======== WORKING DATA ========
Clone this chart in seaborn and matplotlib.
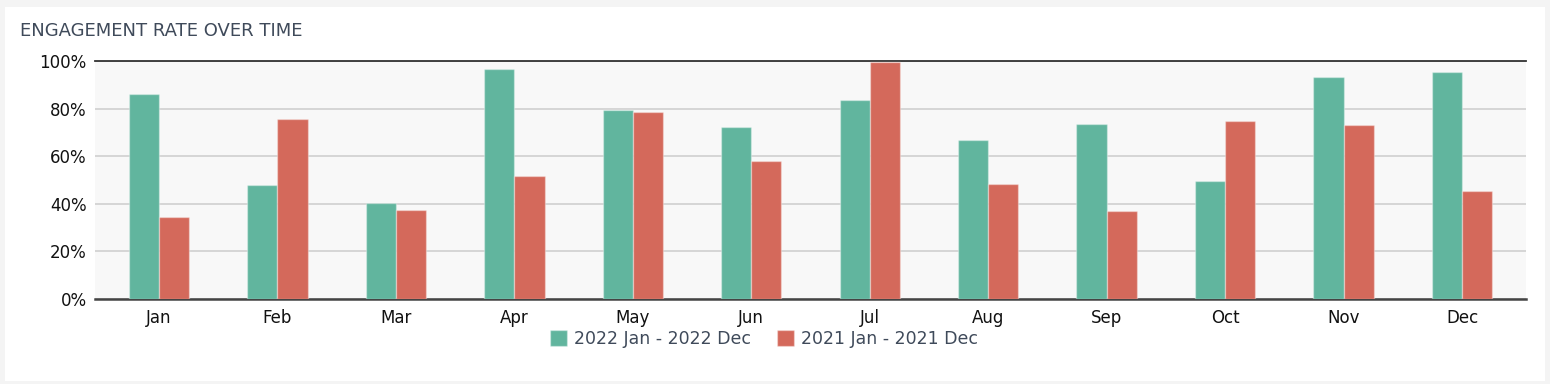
import numpy as np
import pandas as pd
import seaborn as sns
import matplotlib.pyplot as plt
from matplotlib.patches import Rectangle
from matplotlib.ticker import PercentFormatter

# Data
months = ['Jan', 'Feb', 'Mar', 'Apr', 'May', 'Jun', 'Jul', 'Aug', 'Sep', 'Oct', 'Nov', 'Dec']
series_names = ['2022 Jan - 2022 Dec', '2021 Jan - 2021 Dec']
rate_2022 = [86.1, 48.0, 40.2, 96.8, 79.3, 72.4, 83.6, 66.8, 73.5, 49.6, 93.1, 95.5]
rate_2021 = [34.5, 75.6, 37.6, 51.6, 78.6, 58.0, 99.4, 48.3, 37.0, 74.9, 73.0, 45.3]

df = pd.DataFrame({
    'month': months * 2,
    'rate': rate_2022 + rate_2021,
    'series': [series_names[0]] * 12 + [series_names[1]] * 12,
})

# Drawing
sns.set_style('white')
plt.rcParams['font.family'] = ['DejaVu Sans']
text_dark = '#3f4a5a'
colors = ['#61b59e', '#d4695b']

fig = plt.figure(figsize=(15.5, 3.84), dpi=100, facecolor='#f4f4f4')
fig.patches.append(Rectangle((5 / 1550, 1 - 381 / 384), 1540 / 1550, 374 / 384,
                             transform=fig.transFigure, facecolor='white',
                             edgecolor='none', zorder=-10))
ax = fig.add_axes([95 / 1550, 1 - 299 / 384, 1431 / 1550, 238 / 384])
ax.set_facecolor('#f8f8f8')

sns.barplot(df, x='month', y='rate', hue='series', palette=colors, width=0.51,
            saturation=1, edgecolor=(1, 1, 1, 0.35), linewidth=1, ax=ax, zorder=3)

ax.set_ylim(0, 100)
ax.set_xlim(-0.54, 11.54)
ax.set_yticks([0, 20, 40, 60, 80, 100])
ax.yaxis.set_major_formatter(PercentFormatter(decimals=0))
ax.grid(axis='y', color='#d3d3d3', linewidth=1.3, zorder=0)
ax.set_axisbelow(True)
for s in ['left', 'right']:
    ax.spines[s].set_visible(False)
ax.spines['top'].set_color('#333333')
ax.spines['top'].set_linewidth(1.3)
ax.spines['bottom'].set_color('#444444')
ax.spines['bottom'].set_linewidth(1.8)
ax.tick_params(axis='x', length=0, labelsize=12, colors='#111111', pad=7)
ax.tick_params(axis='y', length=0, labelsize=12, colors='#111111', pad=6)
ax.set_xlabel(None)
ax.set_ylabel(None)

handles, labels = ax.get_legend_handles_labels()
ax.legend(handles, labels, loc='center', bbox_to_anchor=(764 / 1550, 1 - 339 / 384),
          bbox_transform=fig.transFigure, ncol=2,
          frameon=False, fontsize=12.5, handlelength=1.0, handleheight=1.0,
          handletextpad=0.4, columnspacing=1.5, labelcolor=text_dark)

fig.text(20 / 1550, 1 - 31 / 384, 'ENGAGEMENT RATE OVER TIME', fontsize=13,
         color=text_dark, va='center', ha='left')

plt.savefig('out.png', dpi=100, facecolor=fig.get_facecolor())
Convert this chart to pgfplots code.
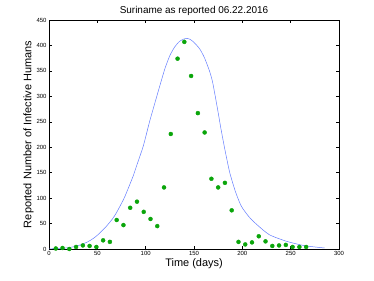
\documentclass[border=0pt]{standalone}
\usepackage{pgfplots}
\pgfplotsset{compat=1.18}
\usepackage{fontspec}
\setmainfont{Liberation Sans}
\definecolor{ptgreen}{RGB}{10,165,10}
\definecolor{curveblue}{RGB}{100,125,255}
\begin{document}
\begin{tikzpicture}[x=1bp,y=1bp]
\useasboundingbox (0,0) rectangle (374,281);
\begin{axis}[
  at={(49bp,32bp)}, anchor=south west,
  scale only axis, width=290bp, height=229bp,
  xmin=0, xmax=300, ymin=0, ymax=450,
  xtick={0,50,...,300}, ytick={0,50,...,450},
  tick align=inside, major tick length=3bp,
  tick style={black, line width=0.4pt},
  axis line style={black, line width=0.5pt},
  tick label style={font=\fontsize{6}{7}\selectfont},
  /pgf/number format/assume math mode=true,
  xlabel={Time (days)}, ylabel={Reported Number of Infective Humans},
  label style={font=\fontsize{11}{12}\selectfont},
  xlabel style={yshift=4bp},
  ylabel style={yshift=-4bp},
  title={Suriname as reported 06.22.2016},
  title style={font=\fontsize{10}{11}\selectfont, yshift=-5bp},
  xticklabel style={yshift=1bp},
  yticklabel style={xshift=1bp},
]
\addplot[curveblue, line width=0.5pt, smooth, tension=0.4] coordinates {
(0,0.3) (10,1) (20,2.5) (30,6.5) (40,14) (46,21) (50,27) (56,38) (60,46)
(66,60) (70,72) (77,97) (80,110) (87,143) (90,160) (97,199) (100,220)
(104,250) (110,290) (115,323) (120,355) (125,380) (130,397) (135,408)
(140,413) (143,414) (146,412) (150,406) (156,393) (161,375) (166,350)
(169,330) (172,300) (175,268) (178,235) (182,195) (187,150) (193,112)
(199,84) (207,63) (215,48) (228,28) (246,15) (263,7) (275,4) (285,2)
};
\addplot[only marks, mark=*, mark size=2bp, ptgreen, mark options={fill=ptgreen, draw=ptgreen}] coordinates {
(7,1) (14,2) (21,0) (28,4) (35,7) (42,6) (49,4) (56,17) (63,14) (70,57)
(77,47) (84,81) (91,93) (98,73) (105,59) (112,45) (119,121) (126,226)
(133,374) (140,407) (147,340) (154,267) (161,229) (168,138) (175,121)
(182,130) (189,76) (196,14) (203,9) (210,13) (217,25) (224,15) (231,6)
(238,7) (245,8) (252,4) (259,4) (266,4)
};
\end{axis}
\end{tikzpicture}
\end{document}
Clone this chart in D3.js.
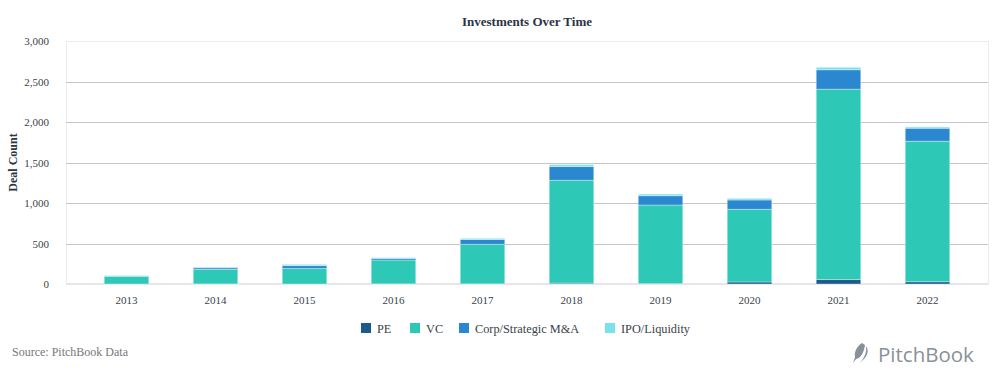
<!DOCTYPE html>
<html>
<head>
<meta charset="utf-8">
<script src="https://cdn.jsdelivr.net/npm/d3@7"></script>
<style>
body { margin: 0; background: #fff; }
</style>
</head>
<body>
<div class="chart"></div>
<script>
// data
const years = ['2013','2014','2015','2016','2017','2018','2019','2020','2021','2022'];
const pe   = [0, 1, 0, 2, 2, 10, 5, 25, 55, 28];
const vc   = [93, 180, 191, 294, 488, 1270, 970, 897, 2350, 1735];
const corp = [5, 20, 36, 20, 60, 170, 115, 115, 240, 160];
const ipo  = [7, 9, 15, 9, 14, 24, 20, 20, 30, 16];
const seriesNames = ['PE', 'VC', 'Corp/Strategic M&A', 'IPO/Liquidity'];
const colors = ['#1b5a8a', '#2ec9b6', '#2a87d0', '#7ae3ea'];
const yTicks = [0, 500, 1000, 1500, 2000, 2500, 3000];

const serif = '"Liberation Serif", "Times New Roman", serif';
const width = 994;
const height = 372;
const svg = d3.select('.chart')
    .append('svg')
    .attr('width', width)
    .attr('height', height)
    .attr('font-family', serif)

const plotLeft = 66, plotRight = 988, plotTop = 41, plotBottom = 284;

let table = years.map((y, i) => ({year: y, PE: pe[i], VC: vc[i], 'Corp/Strategic M&A': corp[i], 'IPO/Liquidity': ipo[i]}));
let stacked = d3.stack().keys(seriesNames)(table);

const x = d3.scaleBand().domain(years).range([82, 972]).paddingInner(0.5).paddingOuter(0.25);
const y = d3.scaleLinear().domain([0, 3000]).range([plotBottom, plotTop]);

// plot frame
svg.append('rect')
    .attr('x', plotLeft + 0.5).attr('y', plotTop + 0.5)
    .attr('width', plotRight - plotLeft).attr('height', plotBottom - plotTop)
    .attr('fill', 'none').attr('stroke', '#ececec');

// gridlines
svg.append('g')
    .selectAll('line')
    .data(yTicks.filter(d => d > 0 && d < 3000))
    .enter()
    .append('line')
    .attr('x1', plotLeft).attr('x2', plotRight)
    .attr('y1', d => Math.round(y(d)) + 0.5).attr('y2', d => Math.round(y(d)) + 0.5)
    .attr('stroke', '#c6c6c6');

// y axis
let yAxis = svg.append('g')
    .attr('transform', `translate(${plotLeft},0)`)
    .call(d3.axisLeft(y).tickValues(yTicks).tickFormat(d3.format(',')).tickSize(0).tickPadding(17));
yAxis.select('.domain').remove();
yAxis.selectAll('text').attr('font-size', 11).attr('fill', '#3a3f4a').attr('font-family', serif);

// x axis
let xAxis = svg.append('g')
    .attr('transform', `translate(0,${plotBottom})`)
    .call(d3.axisBottom(x).tickSize(0).tickPadding(12));
xAxis.select('.domain').attr('stroke', '#e6e6ea').attr('stroke-width', 2).attr('d', `M${plotLeft},0H${plotRight}`);
xAxis.selectAll('text').attr('font-size', 11).attr('fill', '#3a3f4a').attr('font-family', serif);

// bars
svg.append('g')
    .selectAll('g')
    .data(stacked)
    .enter()
    .append('g')
    .attr('fill', (d, i) => colors[i])
    .selectAll('rect')
    .data(d => d)
    .enter()
    .append('rect')
    .attr('x', d => x(d.data.year))
    .attr('width', x.bandwidth())
    .attr('y', d => y(d[1]))
    .attr('height', d => y(d[0]) - y(d[1]))
    .attr('stroke', '#ffffff')
    .attr('stroke-opacity', 0.35)
    .attr('stroke-width', 1);

// title
svg.append('text')
    .text('Investments Over Time')
    .attr('x', (plotLeft + plotRight) / 2).attr('y', 26)
    .attr('text-anchor', 'middle')
    .attr('font-size', 13).attr('font-weight', 'bold').attr('fill', '#2b3445');

// y label
svg.append('text')
    .text('Deal Count')
    .attr('transform', `translate(17,${(plotTop + plotBottom) / 2}) rotate(-90)`)
    .attr('text-anchor', 'middle')
    .attr('font-size', 12).attr('font-weight', 'bold').attr('fill', '#2b3445');

// legend
const legendX = [361, 410, 459, 605];
let legend = svg.append('g')
    .selectAll('g')
    .data(seriesNames)
    .enter()
    .append('g')
    .attr('transform', (d, i) => `translate(${legendX[i]},323)`);
legend.append('rect')
    .attr('width', 10).attr('height', 10)
    .attr('fill', (d, i) => colors[i]);
legend.append('text')
    .text(d => d)
    .attr('x', 16).attr('y', 9.5)
    .attr('font-size', 12.3).attr('fill', '#3a3f4a');

// source
svg.append('text')
    .text('Source: PitchBook Data')
    .attr('x', 12).attr('y', 356)
    .attr('font-size', 12).attr('fill', '#777');

// logo
let logo = svg.append('g').attr('transform', 'translate(853,343)');
logo.append('path')
    .attr('d', 'M9,0 C4,3 1,9 2,14 L0,20 L3,16 C8,15 11,9 12,2 Z')
    .attr('fill', '#8a9099');
logo.append('path')
    .attr('d', 'M13,3 C16,7 15,12 10,17 L7,20 C12,14 14,8 13,3 Z')
    .attr('fill', '#8a9099');
logo.append('text')
    .text('PitchBook')
    .attr('x', 25).attr('y', 18.5)
    .attr('font-family', '"Open Sans", "Noto Sans", sans-serif')
    .attr('font-size', 20.5).attr('fill', '#8a9099');
</script>
</body>
</html>
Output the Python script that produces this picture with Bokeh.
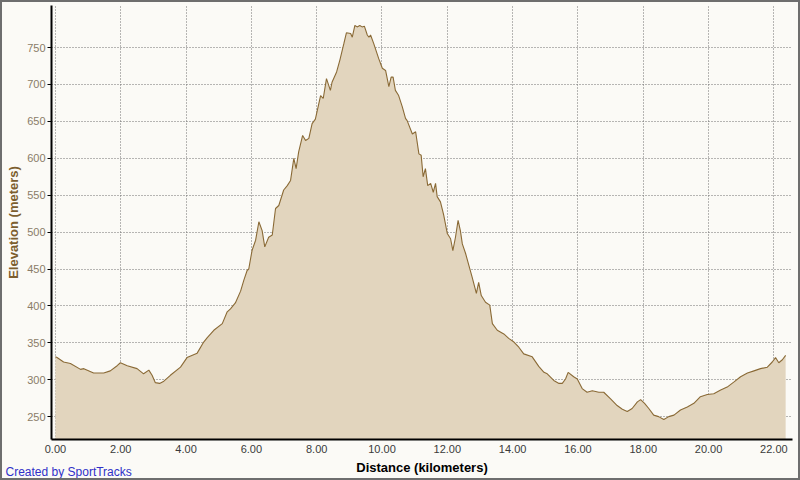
========
WORK TO COMPLETE =>
Print everything from the line with "Clone this chart in D3.js." down to the line with "const plotLeft = 66, plotRight", both included, exactly as written and without the pictures.

EXERCISE SOLUTION =>
Clone this chart in D3.js.
<!DOCTYPE html>
<html>
<head>
<meta charset="utf-8">
<script src="https://cdn.jsdelivr.net/npm/d3@7"></script>
<style>
body { margin: 0; background: #fff; }
</style>
</head>
<body>
<div class="chart"></div>
<script>
// data
const years = ['2013','2014','2015','2016','2017','2018','2019','2020','2021','2022'];
const pe   = [0, 1, 0, 2, 2, 10, 5, 25, 55, 28];
const vc   = [93, 180, 191, 294, 488, 1270, 970, 897, 2350, 1735];
const corp = [5, 20, 36, 20, 60, 170, 115, 115, 240, 160];
const ipo  = [7, 9, 15, 9, 14, 24, 20, 20, 30, 16];
const seriesNames = ['PE', 'VC', 'Corp/Strategic M&A', 'IPO/Liquidity'];
const colors = ['#1b5a8a', '#2ec9b6', '#2a87d0', '#7ae3ea'];
const yTicks = [0, 500, 1000, 1500, 2000, 2500, 3000];

const serif = '"Liberation Serif", "Times New Roman", serif';
const width = 994;
const height = 372;
const svg = d3.select('.chart')
    .append('svg')
    .attr('width', width)
    .attr('height', height)
    .attr('font-family', serif)

const plotLeft = 66, plotRight = 988, plotTop = 41, plotBottom = 284;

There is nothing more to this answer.